Nur is grateful to the TEDxAlmaty team, as they were able to turn her idea into a reality. It was just the first step, because the project needs financing.
“The barrier between disabled citizens and society is very strong in our country. We do not notice such people and live our own lives. We just need to give them the opportunity to express themselves and fulfil their potential so they can work, pay taxes and become part of the community,” she said.
Nur added the purpose of TEDx is to change the world and tell people that it can be different.
“My collaboration with TEDxAlmaty was productive. I had an opportunity to share my vision. The conference participants were open and multifaceted. For example, I liked the performance of a woman who talked about insulin. One speaker talked about the importance of computer games. She said that the games helped her to get out of a difficult situation,” she said.
Coach and world-class athlete Marat Zhylanbayev is the first and only marathoner to run all the largest deserts of Asia, Africa, Australia and the U.S. He set eight world records from 1990-1995, seven of which are listed in the Guinness Book of Records and most of which are still unsurpassed. In 1990-1991, he ran 226 marathons (42.195 kilometres each).
“People knew a little about me in the country and the participation in TEDx in 2014 was a good chance to tell about myself and what I have achieved. I rarely speak in public and to me it was an interesting experience and most importantly, the audience was interested in new ideas. My speech coach Olga Kaplina greatly helped me,” he said.
Zhylanbayev developed his own method of training to advance from a marathoner to world-class champion in a one-year period.
“As nobody believed in this, I decided to test this programme and I have achieved what I wanted at 27. Running is the most democratic and cheapest sport. There is no need for any equipment; all you have to do is to run,” he said.
Zhylanbayev wants to open run lanes in the city and is in search of support for the initiative.
“I became famous and began to give a lot of interviews after TEDx. It is necessary to do the sport and people who came to the event found a lot of useful tips and advice. And I also learned a lot from others as all speakers were intelligent and creative,” he said.
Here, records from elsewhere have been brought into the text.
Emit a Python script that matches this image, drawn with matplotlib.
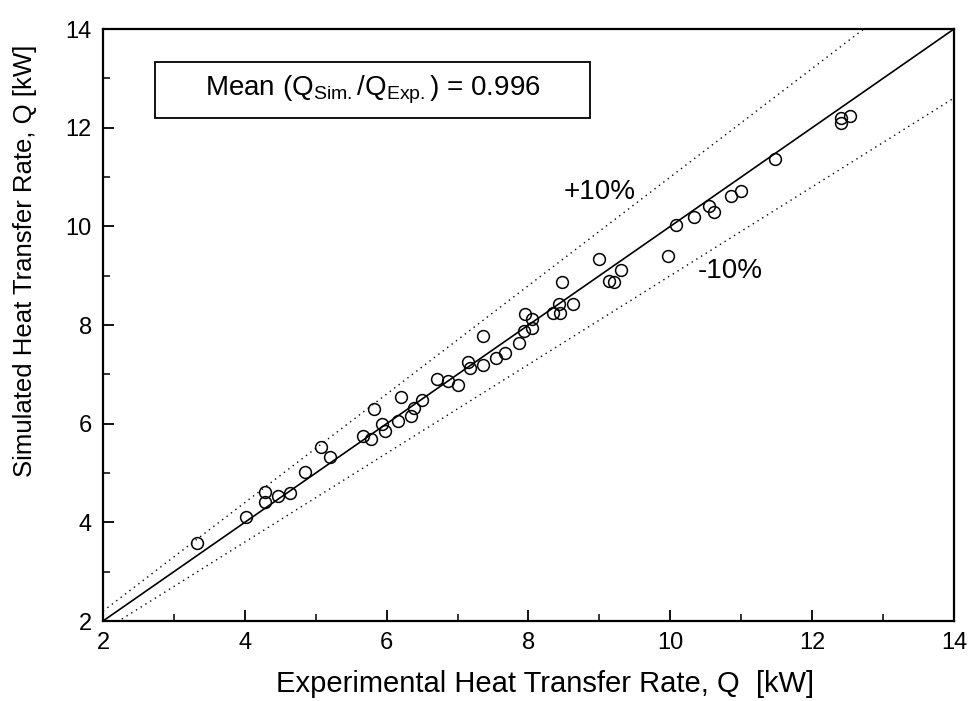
import numpy as np
import matplotlib
matplotlib.use('Agg')
import matplotlib.pyplot as plt
from matplotlib.ticker import MultipleLocator
from matplotlib.patches import Rectangle

# experimental vs simulated heat transfer rate [kW]
q_exp = [3.32, 4.01, 4.28, 4.28, 4.47, 4.64, 4.85, 5.07, 5.20, 5.66,
         5.78, 5.82, 5.94, 5.97, 6.16, 6.20, 6.34, 6.38, 6.50, 6.71,
         6.86, 7.01, 7.14, 7.18, 7.36, 7.36, 7.54, 7.67, 7.87, 7.94,
         7.95, 8.05, 8.05, 8.34, 8.43, 8.45, 8.47, 8.63, 9.00, 9.14,
         9.21, 9.30, 9.97, 10.08, 10.34, 10.54, 10.61, 10.85, 11.00, 11.47,
         12.40, 12.40, 12.54]
q_sim = [3.58, 4.10, 4.42, 4.62, 4.54, 4.60, 5.03, 5.52, 5.33, 5.75,
         5.69, 6.29, 6.00, 5.86, 6.06, 6.55, 6.16, 6.31, 6.48, 6.91,
         6.87, 6.79, 7.24, 7.13, 7.19, 7.78, 7.34, 7.44, 7.64, 7.87,
         8.22, 8.13, 7.93, 8.25, 8.42, 8.25, 8.87, 8.42, 9.33, 8.89,
         8.87, 9.12, 9.40, 10.02, 10.19, 10.41, 10.29, 10.61, 10.72, 11.37,
         12.19, 12.10, 12.24]
band = 0.10
mean_ratio = 0.996

plt.rcParams['font.family'] = ['Liberation Sans', 'DejaVu Sans']

fig = plt.figure(figsize=(9.7, 7.01), dpi=100)
ax = fig.add_axes([103 / 970, 1 - 621 / 701, 851 / 970, 592 / 701])

xx = np.array([2, 14])
ax.plot(xx, xx, color='black', lw=1.2)
ax.plot(xx, xx * (1 + band), color='black', lw=1.0, ls=(0, (1, 3)))
ax.plot(xx, xx * (1 - band), color='black', lw=1.0, ls=(0, (1, 3)))
ax.plot(q_exp, q_sim, 'o', mfc='none', mec='black', ms=8.5, mew=1.1)

ax.set_xlim(2, 14)
ax.set_ylim(2, 14)
ax.xaxis.set_major_locator(MultipleLocator(2))
ax.yaxis.set_major_locator(MultipleLocator(2))
ax.xaxis.set_minor_locator(MultipleLocator(1))
ax.yaxis.set_minor_locator(MultipleLocator(1))
ax.tick_params(which='major', direction='in', length=8, width=1.3, labelsize=17, pad=8)
ax.tick_params(which='minor', direction='in', length=5, width=1.1)
for s in ax.spines.values():
    s.set_linewidth(1.6)

ax.set_xlabel('Experimental Heat Transfer Rate, Q  [kW]', fontsize=21)
ax.set_ylabel('Simulated Heat Transfer Rate, Q [kW]', fontsize=18.5)
ax.xaxis.set_label_coords(0.52, -0.083)
ax.yaxis.set_label_coords(-0.078, 0.608)

ax.text(9.0, 10.7, '+10%', fontsize=20, ha='center', va='center')
ax.text(10.85, 9.09, '-10%', fontsize=20, ha='center', va='center')

ax.add_patch(Rectangle((2.73, 12.20), 6.14, 1.14, fc='white', ec='black', lw=1.3, zorder=3))
ax.text(5.80, 12.77, r'Mean (Q$_{\mathregular{Sim.}}$/Q$_{\mathregular{Exp.}}$) = ' + f'{mean_ratio:.3f}',
        fontsize=20, ha='center', va='center', zorder=4)

fig.savefig('out.png', dpi=100)
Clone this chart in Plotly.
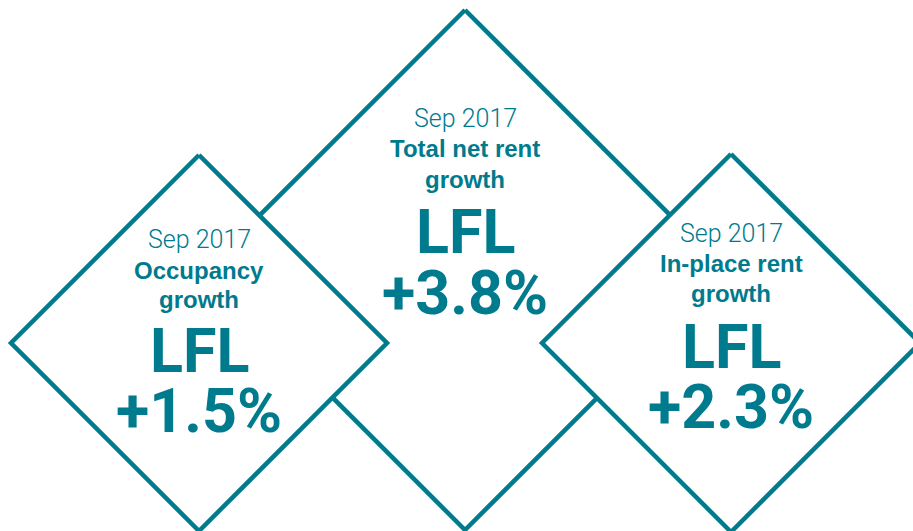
import plotly.graph_objects as go

# Data
periods = ["Sep 2017", "Sep 2017", "Sep 2017"]
metrics = ["Occupancy<br>growth", "Total net rent<br>growth", "In-place rent<br>growth"]
labels = ["LFL", "LFL", "LFL"]
values = [1.5, 3.8, 2.3]

TEAL = "#007B8E"
W, H = 913, 531

# layout geometry (pixel space): center x, center y, half diagonal
geom = {
    1: (465, 270, 260),   # center (drawn first)
    0: (199, 343, 188),
    2: (731, 343, 189),
}
text_y = {
    0: (239, 270, 299, 351, 411),
    1: (118, 148, 179, 232, 293),
    2: (233, 263, 293, 347, 407),
}

fig = go.Figure()
for i in [1, 0, 2]:
    cx, cy, r = geom[i]
    fig.add_trace(go.Scatter(
        x=[cx, cx + r, cx, cx - r, cx],
        y=[cy - r, cy, cy + r, cy, cy - r],
        mode="lines", fill="toself", fillcolor="white",
        line=dict(color=TEAL, width=4.5), hoverinfo="skip", showlegend=False,
    ))

for i in range(3):
    cx = geom[i][0]
    ys = text_y[i]
    m1, m2 = metrics[i].split("<br>")
    items = [
        (periods[i], ys[0], 25, 300, "Roboto", None),
        (m1, ys[1], 24, 700, "Liberation Sans", None),
        (m2, ys[2], 24, 700, "Liberation Sans", None),
        (labels[i], ys[3], 61, 700, "Roboto", 56),
        (f"+{values[i]:.1f}%", ys[4], 61, 700, "Roboto", 56),
    ]
    for txt, y, size, wt, fam, hgt in items:
        fig.add_annotation(x=cx, y=y, text=txt, showarrow=False,
                           xanchor="center", yanchor="middle", height=hgt,
                           borderpad=0, valign="middle",
                           font=dict(family=fam, size=size, color=TEAL, weight=wt))

fig.update_layout(
    width=W, height=H, margin=dict(l=0, r=0, t=0, b=0),
    paper_bgcolor="white", plot_bgcolor="white",
    xaxis=dict(range=[0, W], visible=False, fixedrange=True),
    yaxis=dict(range=[H, 0], visible=False, fixedrange=True),
)
fig.write_html("out.html", config={"displayModeBar": False, "staticPlot": True},
               post_script="document.body.style.margin='0';document.body.style.overflow='hidden';")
Turgai Discovery project head Dmitry Dey is a researcher who discovered the geoglyphs in 2007. He spoke about salvation, preservation and the study of the huge rock formations Oct. 9 at TEDxAlmaty.
“I delivered a talk on how the geoglyphs were discovered and about how the tourism potential of these geoglyphs was revealed by University of Pittsburgh Professor Ronald LaPorte,” he said.
The geoglyphs became widely known due to a New York Times story and more than $240 million could potentially be generated by tourists.
“And yet in spite of this fact one object has been destroyed, as there is no attention from the government or businesses. Due to this I talked about geoglyphs to bring the public’s attention to this issue, because all ideas brought to TEDx are relevant today,” he said.
Dey added he knew about TED events held in other countries, because many scholars spoke on the topic of his research. He knew little about TEDx in Kazakhstan, however, and it was his dream to participate as a speaker.
“I knew that I would find support and understanding. Many attendees came to me during the break and said that they had heard and read about the geoglyphs. There was a friendly atmosphere at the event. All people were positively orientated. Different topics related to science and personal moments were received emphatically,” he said.
Dey feels his life has changed, because to deliver a speech at TEDx is an honourable mission recognised by the audience.
“I think my talk is a specific step in terms of perception and prestige of the studies. Two days including rehearsals and the preparation for the event were a great experience and pleasurable moments at the same time. Sympathetic people, ambitious participants and good event management helped me to dive into this atmosphere and I really enjoyed it,” he said.